Connor’s dream came true via $10,000 raised by Gault from its more than 100 employees, customer contributions and donations made on the company’s website.
“This was our first year, and now we’re excited about our second campaign,” said Sam Gault, the company’s fifth generation president.
The second campaign dubbed “Dollars for Dreams,” is hard to miss, as its advertised on a propane truck visible not only on deliveries, but at area fire department “Touch a Truck” events.
According to Gault, one penny for every gallon sold from the truck, which delivers about 500,000 gallons per year, will go to Make-A-Wish.

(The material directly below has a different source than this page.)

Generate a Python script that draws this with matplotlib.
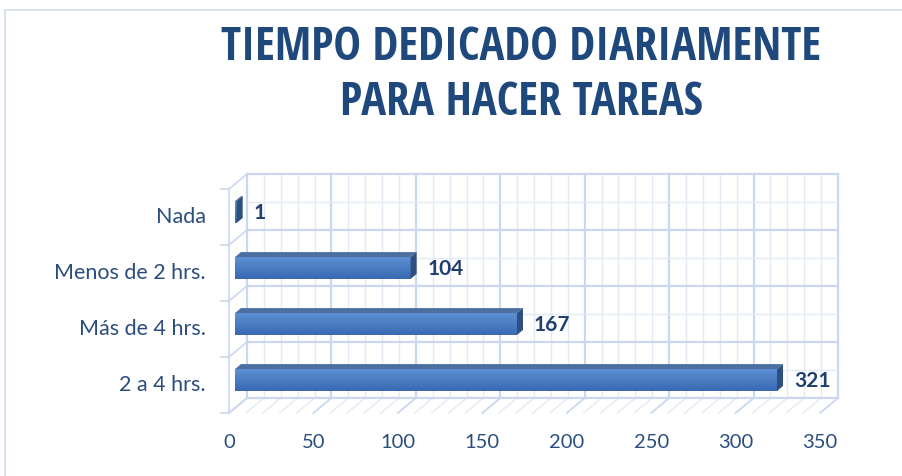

“Our corporate mission is to give back to the communities we serve all throughout Fairfield County,” said Gault.
The company’s work with Make-A-Wish is being coordinated by Gault’s nieces Megan and Meredith Donaher and nephew Brendan Donaher.
“A year-and-a-half ago we started the partnership; we did the truck and started the campaign to raise money,” Meredith Donaher said. “We have a lot of employees with kids, and they can really relate to it.”
“I think it’s great that the employees and the customers could get together to send Connor to Atlantis,” Megan Donaher chimed-in.
For Connor’s mother, the family vacation had a lot of unexpected firsts.
“They came and picked us up,” she said. “We had our first limo ride when they took us to the airport.”
Connor did not seem slowed down at the party. He was energized. Donning a pair of sunglasses, he ran ahead eager to mingle and talk about his trip.